THE REQUEST. Copy the records below exactly, omitting any pictures they contain.

EXTRACTED ENTRIES.
--------

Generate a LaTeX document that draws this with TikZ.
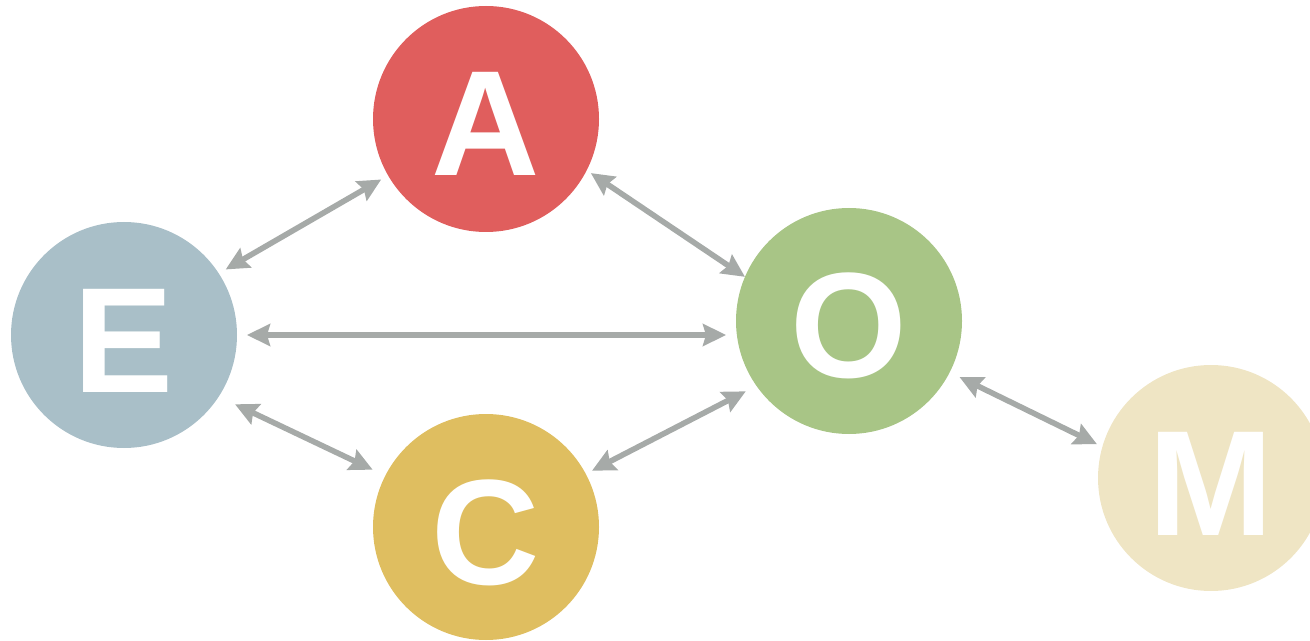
\documentclass[tikz,border=0pt]{standalone}
\usepackage{fontspec}
\setmainfont{Liberation Sans}
\usetikzlibrary{positioning,arrows.meta}
\definecolor{colE}{HTML}{A9BFC8}
\definecolor{colA}{HTML}{E05E5D}
\definecolor{colO}{HTML}{A8C586}
\definecolor{colC}{HTML}{DFBE60}
\definecolor{colM}{HTML}{EFE5C4}
\definecolor{colLink}{HTML}{A6AAA8}
\tikzset{
  ball/.style={circle, minimum size=113pt, inner sep=0pt, outer sep=0pt,
    text=white, font=\fontsize{75}{75}\selectfont\bfseries,
    text height=57pt, text depth=0pt},
  link/.style={draw=colLink, line width=2.8pt,
    {Stealth[length=11.5pt,width=11pt,inset=1.5pt]}-{Stealth[length=11.5pt,width=11pt,inset=1.5pt]}}
}

\begin{document}
\begin{tikzpicture}[x=0.5pt,y=-0.5pt]
\useasboundingbox (0,0) rectangle (1310,641);
\node[ball, fill=colE] (ne) at (124,335) {E};
\node[ball, fill=colA] (na) at (486,119) {A};
\node[ball, fill=colO] (no) at (849,321) {O};
\node[ball, fill=colC] (nc) at (486,527) {C};
\node[ball, fill=colM] (nm) at (1211,478) {M};
\path (ne.33) edge[link, shorten <=4pt, shorten >=4pt] (na.210)
(na.-27) edge[link, shorten <=2.5pt] (no.157)
(ne.east) edge[link, shorten <=5pt, shorten >=5pt] (ne.east -| no.west)
(ne.-33) edge[link, shorten <=9pt, shorten >=7pt] (nc.153)
(nc.28) edge[link, shorten <=3.5pt, shorten >=6pt] (no.215)
(no.-27) edge[link, shorten <=5.5pt, shorten >=3pt] (nm.164);
\end{tikzpicture}
\end{document}
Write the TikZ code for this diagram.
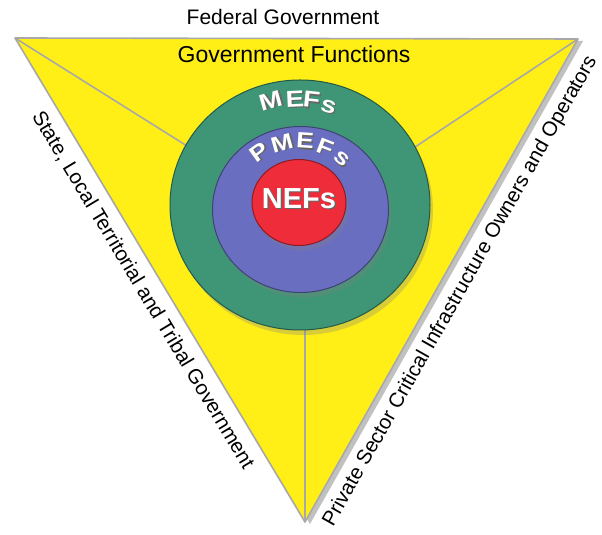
\documentclass[tikz,border=0pt]{standalone}
\usepackage{fontspec}
\setmainfont{Liberation Sans}
\usetikzlibrary{shapes.geometric, shadows}
\definecolor{fnyellow}{RGB}{255,239,22}
\definecolor{fngray}{RGB}{168,168,168}
\definecolor{fngreen}{RGB}{62,150,118}
\definecolor{fnblue}{RGB}{106,110,192}
\definecolor{fnred}{RGB}{238,44,58}
\newcommand\fnshade[1]{\rlap{\textcolor{black!60}{\kern1.4pt\raisebox{-1.4pt}{#1}}}#1}

\begin{document}
\begin{tikzpicture}[x=1pt, y=1pt,
    edge/.style={draw=fngray, line width=1.6pt},
    ring/.style={ellipse, draw=#1!60!black, line width=1pt, fill=#1,
        drop shadow={shadow xshift=3pt, shadow yshift=-5pt, opacity=.3}},
    side/.style={font={\fontsize{20.5}{24}\selectfont}},
    letter/.style={text=white, inner sep=0pt, font={\fontsize{#1}{#1}\selectfont\bfseries}}]

    \useasboundingbox (0,0) rectangle (602,535);

    \coordinate (fed-left) at (15,497);
    \coordinate (fed-right) at (578,496);
    \coordinate (sector-bottom) at (305,13);
    \coordinate (hub) at (305,315);

    \filldraw[fill=fnyellow, draw=fngray, line width=1.6pt, line join=round,
        drop shadow={fill=black!35, opacity=.7, shadow xshift=5pt, shadow yshift=-2pt}]
        (fed-left) -- (fed-right) -- (sector-bottom) -- cycle;

    \draw[edge] (fed-left) -- (hub);
    \draw[edge] (fed-right) -- (hub);
    \draw[edge] (hub) -- (sector-bottom);

    \node[anchor=base, font={\fontsize{21}{24}\selectfont}] (federal-gov) at (283,510) {Federal Government};
    \node[anchor=base, font={\fontsize{23}{26}\selectfont}] (gov-functions) at (294,472) {Government Functions};

    \path (fed-left) -- (sector-bottom) node[side, sloped, below, pos=.5, inner sep=11pt] (state-gov) {State, Local Territorial and Tribal Government};
    \path (sector-bottom) -- (fed-right) node[side, sloped, below, pos=.5, inner sep=12pt] (private-sector) {Private Sector Critical Infrastructure Owners and Operators};

    \node[ring=fngreen, minimum width=260, minimum height=250] (mefs-ring) at (300,330) {};
    \node[ring=fnblue, minimum width=176, minimum height=166] (pmefs-ring) at (300.5,325.5) {};
    \node[ring=fnred, minimum width=94, minimum height=86] (nefs-ring) at (299,332.5) {};

    \foreach \ch/\ang/\rad [count=\i] in {M/105.7/108, E/92.7/105.5, F/83.7/105, s/73.9/102}
        \node[letter=23, rotate=\ang-90, xscale=1.2] (mefs-\i) at ([shift={(\ang:\rad)}]mefs-ring.center) {\fnshade{\ch}};

    \foreach \ch/\ang/\rad [count=\i] in {P/125.8/70, M/105.5/68.5, E/86.2/68, F/68.6/66.5, s/50.5/65}
        \node[letter=22, rotate=\ang-90, xscale=1.2] (pmefs-\i) at ([shift={(\ang:\rad)}]pmefs-ring.center) {\fnshade{\ch}};

    \node[letter=29] (nefs-label) at ([yshift=3.5]nefs-ring.center) {\fnshade{NEFs}};
\end{tikzpicture}
\end{document}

--------

TASK SOLUTION.
Generate a LaTeX document that draws this with TikZ.
\documentclass[tikz,border=0pt]{standalone}
\usepackage{fontspec}
\setmainfont{Liberation Sans}
\usetikzlibrary{positioning,arrows.meta}
\definecolor{colE}{HTML}{A9BFC8}
\definecolor{colA}{HTML}{E05E5D}
\definecolor{colO}{HTML}{A8C586}
\definecolor{colC}{HTML}{DFBE60}
\definecolor{colM}{HTML}{EFE5C4}
\definecolor{colLink}{HTML}{A6AAA8}
\tikzset{
  ball/.style={circle, minimum size=113pt, inner sep=0pt, outer sep=0pt,
    text=white, font=\fontsize{75}{75}\selectfont\bfseries,
    text height=57pt, text depth=0pt},
  link/.style={draw=colLink, line width=2.8pt,
    {Stealth[length=11.5pt,width=11pt,inset=1.5pt]}-{Stealth[length=11.5pt,width=11pt,inset=1.5pt]}}
}

\begin{document}
\begin{tikzpicture}[x=0.5pt,y=-0.5pt]
\useasboundingbox (0,0) rectangle (1310,641);
\node[ball, fill=colE] (ne) at (124,335) {E};
\node[ball, fill=colA] (na) at (486,119) {A};
\node[ball, fill=colO] (no) at (849,321) {O};
\node[ball, fill=colC] (nc) at (486,527) {C};
\node[ball, fill=colM] (nm) at (1211,478) {M};
\path (ne.33) edge[link, shorten <=4pt, shorten >=4pt] (na.210)
(na.-27) edge[link, shorten <=2.5pt] (no.157)
(ne.east) edge[link, shorten <=5pt, shorten >=5pt] (ne.east -| no.west)
(ne.-33) edge[link, shorten <=9pt, shorten >=7pt] (nc.153)
(nc.28) edge[link, shorten <=3.5pt, shorten >=6pt] (no.215)
(no.-27) edge[link, shorten <=5.5pt, shorten >=3pt] (nm.164);
\end{tikzpicture}
\end{document}
Write the TikZ code for this diagram.
\documentclass[tikz,border=0pt]{standalone}
\usepackage{fontspec}
\setmainfont{Liberation Sans}
\usetikzlibrary{shapes.geometric, shadows}
\definecolor{fnyellow}{RGB}{255,239,22}
\definecolor{fngray}{RGB}{168,168,168}
\definecolor{fngreen}{RGB}{62,150,118}
\definecolor{fnblue}{RGB}{106,110,192}
\definecolor{fnred}{RGB}{238,44,58}
\newcommand\fnshade[1]{\rlap{\textcolor{black!60}{\kern1.4pt\raisebox{-1.4pt}{#1}}}#1}

\begin{document}
\begin{tikzpicture}[x=1pt, y=1pt,
    edge/.style={draw=fngray, line width=1.6pt},
    ring/.style={ellipse, draw=#1!60!black, line width=1pt, fill=#1,
        drop shadow={shadow xshift=3pt, shadow yshift=-5pt, opacity=.3}},
    side/.style={font={\fontsize{20.5}{24}\selectfont}},
    letter/.style={text=white, inner sep=0pt, font={\fontsize{#1}{#1}\selectfont\bfseries}}]

    \useasboundingbox (0,0) rectangle (602,535);

    \coordinate (fed-left) at (15,497);
    \coordinate (fed-right) at (578,496);
    \coordinate (sector-bottom) at (305,13);
    \coordinate (hub) at (305,315);

    \filldraw[fill=fnyellow, draw=fngray, line width=1.6pt, line join=round,
        drop shadow={fill=black!35, opacity=.7, shadow xshift=5pt, shadow yshift=-2pt}]
        (fed-left) -- (fed-right) -- (sector-bottom) -- cycle;

    \draw[edge] (fed-left) -- (hub);
    \draw[edge] (fed-right) -- (hub);
    \draw[edge] (hub) -- (sector-bottom);

    \node[anchor=base, font={\fontsize{21}{24}\selectfont}] (federal-gov) at (283,510) {Federal Government};
    \node[anchor=base, font={\fontsize{23}{26}\selectfont}] (gov-functions) at (294,472) {Government Functions};

    \path (fed-left) -- (sector-bottom) node[side, sloped, below, pos=.5, inner sep=11pt] (state-gov) {State, Local Territorial and Tribal Government};
    \path (sector-bottom) -- (fed-right) node[side, sloped, below, pos=.5, inner sep=12pt] (private-sector) {Private Sector Critical Infrastructure Owners and Operators};

    \node[ring=fngreen, minimum width=260, minimum height=250] (mefs-ring) at (300,330) {};
    \node[ring=fnblue, minimum width=176, minimum height=166] (pmefs-ring) at (300.5,325.5) {};
    \node[ring=fnred, minimum width=94, minimum height=86] (nefs-ring) at (299,332.5) {};

    \foreach \ch/\ang/\rad [count=\i] in {M/105.7/108, E/92.7/105.5, F/83.7/105, s/73.9/102}
        \node[letter=23, rotate=\ang-90, xscale=1.2] (mefs-\i) at ([shift={(\ang:\rad)}]mefs-ring.center) {\fnshade{\ch}};

    \foreach \ch/\ang/\rad [count=\i] in {P/125.8/70, M/105.5/68.5, E/86.2/68, F/68.6/66.5, s/50.5/65}
        \node[letter=22, rotate=\ang-90, xscale=1.2] (pmefs-\i) at ([shift={(\ang:\rad)}]pmefs-ring.center) {\fnshade{\ch}};

    \node[letter=29] (nefs-label) at ([yshift=3.5]nefs-ring.center) {\fnshade{NEFs}};
\end{tikzpicture}
\end{document}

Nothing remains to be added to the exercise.